Alles begann mit RWFs Filmen. Seine großartige Episode in Deutschland im Herbst war für mich der Schlüssel zu dieser Zeit: Die Verbindung von Körper und Politik, Privatem und Öffentlichem, die Darstellung der Affekte, die sehr subjektive Sicht, die Wut als Rettung …

Welche Quellen haben Sie für die Darstellung der Figuren in Ihren Romanen verwendet? Und inwieweit bleiben sie den realen Fakten treu?

Ich habe auf die bereits vorhandenen Biographien zurückgegriffen, aber auch auf Filme (Pierrot le fou, z.B., oder Badlands für Baader, When we were kings für RWF, Last Days für Nico) und Schicksale von Persönlichkeiten, bei denen es in meinen Augen einen Zusammenhang zu diesen Biographien gab, wie z.B. Mohammed Ali.
Meine Texte sind nicht besonders erzählerisch. Ich suche Bilder, Farben, Atmosphären, in denen etwas von der Dichte dieser Leben erfahrbar wird.
Zum Teil entferne ich mich sehr von den realen Fakten. Ich erfinde durchaus Umstände und Momente, die mir aussagekräftiger erscheinen, wirklicher als das, was für real gehalten wird.
Ich glaube, dass es vor allem wichtig ist, die Lücken eines Lebens wiederzugeben, die scheinbar harmlosen Details; und dass die ins Auge springenden Fakten (z.B. Nico tritt in La Dolce Vita auf) kaum Bedeutung haben. Sie sind im Grunde unbedeutende Fakten, auf die man eine reale Person festnagelt und die sie als solche beinahe vernichten. Diese Fakten werden zu Klischees, eine kleine Begleitmelodie (ach ja, Nico, Velvet Underground, ja ja …), die letztlich nichts aussagt.
Besonders augenfällig ist das bei Nico, die ständig neben andere, gewichtigere Berühmtheiten gestellt wird, Lou Reed, Warhol, Fellini. Ich wollte die anderen Facetten einfangen.

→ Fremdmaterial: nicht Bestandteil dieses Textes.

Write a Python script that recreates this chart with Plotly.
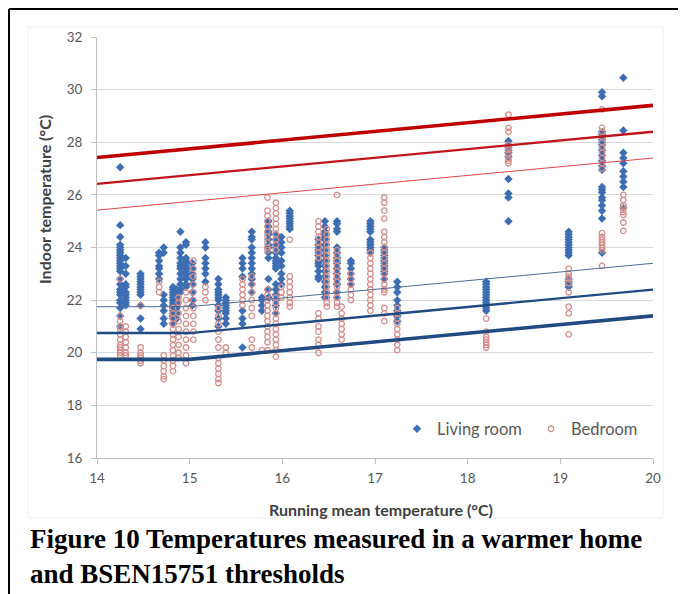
import plotly.graph_objects as go

# ---------------- data ----------------
# Living room: column x positions (running mean temp) and indoor temps
living_cols_x = [14.25, 14.31, 14.47, 14.67, 14.72, 14.82, 14.86, 14.90, 14.96, 15.03,
                 15.17, 15.31, 15.39, 15.57, 15.67, 15.78, 15.85, 15.93, 15.99, 16.08,
                 16.39, 16.46, 16.59, 16.74, 16.95, 17.10, 17.24, 18.20, 18.44, 19.09,
                 19.45, 19.68]
living_cols_y = [
    [27.05, 24.85, 24.4, 24.1, 24.0, 23.9, 23.8, 23.7, 23.6, 23.5, 23.4, 23.3, 23.2, 23.1, 22.8, 22.6, 22.4, 22.3, 22.2, 22.0, 21.9, 21.7, 21.4, 21.0],
    [23.6, 23.3, 23.0, 22.6, 22.5, 22.3, 22.2, 22.1, 22.0, 21.9, 21.8],
    [23.0, 22.9, 22.8, 22.7, 22.6, 22.5, 22.4, 22.3, 22.2, 21.8, 21.3, 20.9],
    [23.8, 23.7, 23.5, 23.3, 23.2, 23.0, 22.8],
    [24.0, 23.8, 22.2, 22.0, 21.8, 21.6, 21.3, 21.1],
    [22.5, 22.4, 22.3, 22.2, 22.1, 22.0, 21.9, 21.8, 21.7, 21.6, 21.5, 21.4, 21.3, 21.1],
    [22.4, 22.3, 22.2, 22.1, 22.0, 21.9, 21.8, 21.7, 21.5, 21.3],
    [24.6, 24.0, 23.8, 23.6, 23.4, 23.3, 23.2, 23.0, 22.8, 22.6, 22.4, 22.3],
    [24.2, 24.1, 23.6, 23.5, 23.4, 23.3, 23.2, 23.1, 23.0, 22.9, 22.8, 22.6, 22.5],
    [23.4, 23.2, 23.0, 22.8, 22.6, 22.3, 22.0, 21.8],
    [24.2, 24.0, 23.6, 23.4, 23.2, 23.0, 22.7],
    [22.8, 22.6, 22.4, 22.3, 22.2, 22.1, 22.0, 21.8, 21.6, 21.3, 21.0],
    [22.1, 22.0, 21.9, 21.8, 21.7, 21.6, 21.5, 21.3, 21.1],
    [23.6, 23.4, 23.2, 22.9, 21.6, 21.3, 21.1, 20.2],
    [24.6, 24.4, 24.3, 24.0, 23.8, 23.6, 23.4, 23.2, 23.0, 22.8, 22.6, 22.3],
    [22.1, 22.0, 21.8, 21.6],
    [25.0, 24.8, 24.6, 24.5, 24.3, 24.1, 24.0, 23.8, 23.6, 22.8, 22.4, 22.1],
    [24.5, 24.3, 24.1, 24.0, 23.8, 23.6, 23.5, 23.4, 23.3, 23.2, 22.6, 22.4, 22.2, 22.0, 21.8, 21.5],
    [24.4, 24.2, 24.0, 23.8, 23.5, 23.3, 23.0, 22.8, 22.6],
    [25.4, 25.3, 25.2, 25.1, 25.0, 24.9, 24.8, 24.7],
    [24.3, 24.1, 24.0, 23.9, 23.8, 23.7, 23.5, 23.4, 23.3, 23.1, 22.9, 22.8],
    [25.0, 24.8, 24.6, 24.5, 24.4, 24.3, 24.1, 23.9, 23.7, 23.5, 23.3, 23.1, 22.9, 22.7, 22.5, 22.3, 22.1],
    [25.0, 24.9, 24.7, 24.6, 24.0, 23.8, 23.6, 23.5, 23.4, 23.2, 23.0, 22.8, 22.6, 22.3, 22.1],
    [23.5, 23.4, 23.2, 23.0, 22.8, 22.6],
    [25.0, 24.9, 24.8, 24.7, 24.6, 24.3, 24.2, 24.1, 24.0, 23.9, 23.8],
    [24.0, 23.9, 23.8, 23.7, 23.6, 23.5, 23.4, 23.3, 23.2, 23.1, 23.0, 22.8],
    [22.7, 22.5, 22.3, 22.0, 21.8, 21.6, 21.4, 21.2],
    [22.7, 22.6, 22.5, 22.4, 22.3, 22.2, 22.1, 22.0, 21.9, 21.8, 21.7, 21.6],
    [28.05, 27.9, 27.8, 27.7, 27.6, 27.45, 26.6, 26.05, 25.9, 25.0],
    [24.6, 24.5, 24.4, 24.3, 24.2, 24.1, 24.0, 23.9, 23.8, 23.7, 22.8, 22.7, 22.6, 22.5],
    [29.9, 29.75, 28.4, 28.3, 28.2, 28.1, 28.0, 27.9, 27.7, 27.5, 27.3, 27.1, 26.95, 26.3, 26.2, 26.1, 25.9, 25.8, 25.6, 25.4, 25.1, 23.8],
    [30.45, 28.45, 27.6, 27.4, 27.2, 26.9, 26.7, 26.5, 26.3, 25.5],
]

# Bedroom
bedroom_cols_x = [14.25, 14.31, 14.47, 14.67, 14.72, 14.82, 14.88, 14.96, 15.04, 15.17,
                  15.31, 15.39, 15.57, 15.67, 15.78, 15.84, 15.93, 15.99, 16.08, 16.39,
                  16.48, 16.59, 16.64, 16.74, 16.95, 17.10, 17.24, 18.20, 18.44, 19.09,
                  19.45, 19.68]
bedroom_cols_y = [
    [22.8, 21.4, 21.2, 21.0, 20.9, 20.7, 20.5, 20.3, 20.2, 20.1, 20.0, 19.9],
    [21.0, 20.8, 20.6, 20.4, 20.2, 20.0, 19.9],
    [21.8, 20.2, 20.0, 19.9, 19.8, 19.7, 19.6],
    [22.7, 22.5, 22.3],
    [19.9, 19.7, 19.5, 19.3, 19.1, 19.0],
    [21.7, 21.5, 21.3, 21.1, 20.9, 20.7, 20.5, 20.3, 20.1, 19.9, 19.7, 19.5, 19.3],
    [22.1, 21.9, 21.5, 21.2, 20.9, 20.6, 20.3, 20.0, 19.8],
    [22.3, 22.0, 21.7, 21.4, 21.1, 20.8, 20.5, 20.2, 19.9, 19.6],
    [23.5, 23.2, 22.9, 22.6, 22.3, 22.0, 21.7, 21.4, 21.1, 20.8, 20.5],
    [22.5, 22.3, 22.0],
    [21.7, 21.4, 21.1, 20.8, 20.5, 20.2, 19.8, 19.6, 19.4, 19.2, 19.0, 18.85],
    [20.2, 20.0],
    [22.8, 22.6, 22.4, 22.2, 22.0, 21.8],
    [22.9, 22.6, 22.3, 22.0, 21.7, 21.4, 20.5, 20.2],
    [20.1],
    [25.9, 25.4, 25.2, 25.0, 24.8, 24.6, 24.4, 24.2, 24.0, 23.9, 22.4, 22.2, 22.0, 21.8, 21.6, 21.4, 21.2, 21.0, 20.8, 20.6, 20.4, 20.1],
    [25.7, 25.5, 25.3, 25.1, 24.9, 24.7, 24.5, 24.3, 24.1, 23.9, 22.1, 21.9, 21.7, 21.5, 21.3, 21.1, 20.9, 20.7, 20.5, 20.3, 20.1, 19.85],
    [22.5, 22.3, 22.1],
    [24.3, 22.9, 22.7, 22.5, 22.3, 22.1, 21.9, 21.75],
    [25.0, 24.8, 24.6, 24.4, 24.2, 24.0, 23.8, 23.6, 21.5, 21.3, 21.0, 20.8, 20.5, 20.3, 20.0],
    [24.7, 24.5, 24.3, 24.1, 23.9, 23.7, 23.5, 23.3, 23.1, 22.9, 22.7, 22.5, 22.3, 22.1, 21.9, 21.75],
    [26.0, 23.9, 23.7, 23.5, 23.3, 23.1, 22.9, 22.7, 22.5, 22.3, 22.1, 21.9, 21.75],
    [21.75, 21.5, 21.3, 21.1, 20.9, 20.7, 20.5],
    [23.0, 22.8, 22.6, 22.4, 22.2, 22.0],
    [23.8, 23.6, 23.4, 23.2, 23.0, 22.8, 22.6, 22.4, 22.2, 22.0, 21.8, 21.6],
    [25.9, 25.7, 25.4, 25.1, 24.6, 24.4, 24.2, 24.0, 23.8, 23.6, 23.4, 23.2, 23.0, 22.8, 22.6, 22.4, 22.3, 21.7, 21.5, 21.2],
    [21.7, 21.5, 21.3, 21.1, 20.9, 20.7, 20.5, 20.3, 20.1],
    [21.3, 20.8, 20.6, 20.5, 20.4, 20.3, 20.2],
    [29.05, 28.55, 28.4, 27.9, 27.8, 27.7, 27.55, 27.4, 27.3, 27.2],
    [23.2, 23.0, 22.9, 22.8, 22.65, 22.3, 21.75, 21.5, 20.7],
    [29.25, 28.55, 28.4, 28.2, 28.0, 27.8, 27.6, 27.4, 27.2, 27.0, 24.55, 24.4, 24.3, 24.2, 24.1, 24.0, 23.9, 23.3],
    [26.0, 25.8, 25.6, 25.5, 25.35, 25.24, 24.95, 24.63],
]

# BS EN 15251 thresholds
upper_x = [14, 20]
upper_cat3 = [27.42, 29.4]
upper_cat2 = [26.42, 28.4]
upper_cat1 = [25.42, 27.4]
lower_x = [14, 15, 20]
lower_cat1 = [21.75, 21.75, 23.4]
lower_cat2 = [20.75, 20.75, 22.4]
lower_cat3 = [19.75, 19.75, 21.4]

x_ticks = [14, 15, 16, 17, 18, 19, 20]
y_ticks = [16, 18, 20, 22, 24, 26, 28, 30, 32]


def flatten(cols_x, cols_y):
    xs, ys = [], []
    for cx, cy in zip(cols_x, cols_y):
        for v in cy:
            xs.append(cx)
            ys.append(v)
    return xs, ys


lx, ly = flatten(living_cols_x, living_cols_y)
bx, by = flatten(bedroom_cols_x, bedroom_cols_y)

fig = go.Figure()
fig.add_trace(go.Scatter(x=lx, y=ly, mode="markers", name="Living room",
                         marker=dict(symbol="diamond", size=6.5, color="#3D6DB3",
                                     line=dict(width=0))))
fig.add_trace(go.Scatter(x=bx, y=by, mode="markers", name="Bedroom",
                         marker=dict(symbol="circle-open", size=5.5, color="#D68E8B",
                                     line=dict(width=1.3, color="#D68E8B"))))

lines = [
    (upper_x, upper_cat3, "#C00000", 3.6),
    (upper_x, upper_cat2, "#C0141A", 2.3),
    (upper_x, upper_cat1, "#E0464B", 1.0),
    (lower_x, lower_cat1, "#4D6C98", 1.0),
    (lower_x, lower_cat2, "#1F4A82", 2.3),
    (lower_x, lower_cat3, "#1F4A82", 3.6),
]
for xs, ys, col, w in lines:
    fig.add_trace(go.Scatter(x=xs, y=ys, mode="lines", showlegend=False,
                             line=dict(color=col, width=w), hoverinfo="skip"))

# page has an 8px body margin: lay out in page pixels, shifted into figure pixels
OFF = 8
PAGE_W, PAGE_H = 686, 594
W, H = PAGE_W - OFF, PAGE_H - OFF
PL, PR, PT, PB = 97, 653, 37, 458      # plot area in page pixels
L, R, T, B = PL - OFF, PR - OFF, PT - OFF, PB - OFF


def px(xp):
    return (xp - PL) / (PR - PL)


def py(yp):
    return (PB - yp) / (PB - PT)


tickfont = dict(family="Lato, Open Sans, sans-serif", size=13.5, color="#595959")

fig.update_layout(
    width=W, height=H,
    margin=dict(l=L, r=W - R, t=T, b=H - B, pad=0, autoexpand=False),
    paper_bgcolor="white", plot_bgcolor="white",
    showlegend=True,
    legend=dict(orientation="h", x=px(397), y=py(429), xanchor="left", yanchor="middle",
                font=dict(family="Lato, Open Sans, sans-serif", size=16.5, color="#595959"),
                bgcolor="rgba(0,0,0,0)", itemwidth=30, entrywidth=89,
                entrywidthmode="pixels", traceorder="normal"),
    xaxis=dict(range=[14, 20], tickvals=x_ticks, showgrid=False, zeroline=False,
               showline=True, linecolor="#BFBFBF", linewidth=1,
               ticks="outside", ticklen=5, tickcolor="#BFBFBF",
               tickfont=tickfont, ticklabelstandoff=3, fixedrange=True),
    yaxis=dict(range=[16, 32], tickvals=y_ticks, showgrid=True, gridcolor="#D9D9D9",
               gridwidth=1, zeroline=False, showline=True, linecolor="#BFBFBF",
               linewidth=1, ticks="outside", ticklen=5, tickcolor="#BFBFBF",
               tickfont=tickfont, ticklabelstandoff=6, fixedrange=True),
    shapes=[
        # faint chart-area outline
        dict(type="rect", xref="paper", yref="paper", x0=px(28), x1=px(663),
             y0=py(518), y1=py(27), line=dict(color="#F0F0F0", width=1), layer="below"),
        # outer black frame (top & left)
        dict(type="line", xref="paper", yref="paper", x0=px(OFF + 1), x1=px(700),
             y0=py(OFF + 1), y1=py(OFF + 1), line=dict(color="black", width=2)),
        dict(type="line", xref="paper", yref="paper", x0=px(OFF + 1), x1=px(OFF + 1),
             y0=py(OFF + 1), y1=py(610), line=dict(color="black", width=2)),
    ],
    annotations=[
        dict(text="<b>Indoor temperature (°C)</b>", xref="paper", yref="paper",
             x=px(45), y=py(200), textangle=-90, showarrow=False,
             xanchor="center", yanchor="middle",
             font=dict(family="Lato, Open Sans, sans-serif", size=16, color="#404040")),
        dict(text="<b>Running mean temperature (°C)</b>", xref="paper", yref="paper",
             x=px(381), y=py(509), showarrow=False, xanchor="center", yanchor="middle",
             font=dict(family="Lato, Open Sans, sans-serif", size=16, color="#404040")),
        dict(text="<b>Figure 10 Temperatures measured in a warmer home<br>and BSEN15751 thresholds</b>",
             xref="paper", yref="paper", x=px(28), y=py(522), showarrow=False,
             xanchor="left", yanchor="top", align="left",
             font=dict(family="Liberation Serif, Times New Roman, serif", size=27, color="black")),
    ],
)

fig.write_html("out.html")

Das Anliegen, ein Ganzes zu fassen, das komplexer und geheimnisvoller ist als bloße Fakten, hat Rousseau ganz wunderbar auf den Punkt gebracht:
„Klimate, Jahreszeiten, Klänge, Farben, Dunkelheit, Licht, Elemente, Speisen, Geräusche, Stille, Bewegung, Ruhe, alles wirkt auf unsere Maschine ein und somit auch auf unsere Seele“.